We Rent the Night, by totallynotabrony
Zero-ish spoiler summary: After the Alicorn Amulet incident, Trixie is given a choice: go to prison, or work off her sentence by serving in Luna's Royal Guard. It's not a hard choice, but you don't get a plum posting by being a conscript...
A few thoughts: There's a lot of good narrative humor in this story ("The island was in a rough D shape and had been formed when a hurricane decided it didn't like the way a peninsula was looking at it") and opens with a nice ("nice") picture of what Trixie's life is like working a patrol beat in a tiny, insular nowhere. However, it quickly transitions to a mystery/investigation story, and unfortunately, that proves a much weaker avenue to explore: the investigation is very straightforward, low-engagement stuff, and (suggestions that there might actually be an apocalyptic cult involved notwithstanding) there's never any particular sense of urgency or importance to drive events forward. The story is still breezy and enjoyable enough, but it feels awfully insubstantial.
Recommendation: If you're looking for something light, funny, and straightforward, this would be worth a look. If you're looking for anything that will give its Mystery tag a workout or which dives deeper into its characters than one or two key traits, this is probably not for you.
Callidus and the Mystery of Magic, by Giginss
Zero-ish spoiler summary: When foalsitting an unruly Flurry Heart, Sunburst attempts to get her to sit still for two minutes by telling her the titular legend of the stallion who brought magic to ponykind.
A few thoughts: As those of you who read my reviews regularly already know, I'm a sucker for a good myth-fic. This one, though, didn't do much for me.

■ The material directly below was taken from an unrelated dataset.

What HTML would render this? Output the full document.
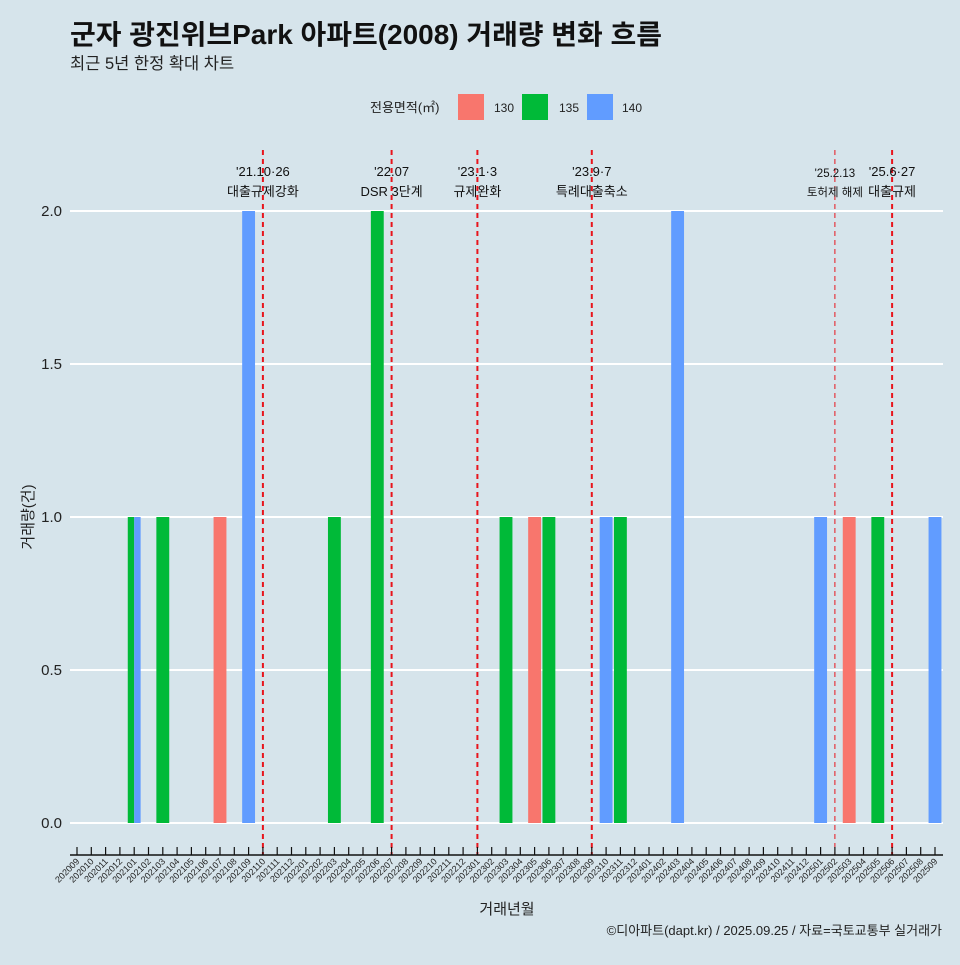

First off, it never really builds a connection between its framing device (Sunburst and Flurry) and the legend itself; the former seems to serve no purpose other than to be a framing device--and that being the case, it feels like an unnecessary distraction from the meat of the fic. That meat, meanwhile, does have a certain unbowdlerized sense of realism to it, but it still feels weak as a fable; for me, the biggest problem is that Callidus's success doesn't rely on his cleverness, his strength, or even his purity, but instead seems to be entirely down to luck. That, combined with the fact that this is an explainer fable rather than a message fable, means that the whole thing lacks anything in the way of moral or even just takeaway.
Recommendation: While I can see a lot of folks reading this and not disliking it, I also think most readers would find it themeless enough to stop them from really enjoying it. If you like the style of fairytales but not the classic purpose or design, this might be worth investigating, though.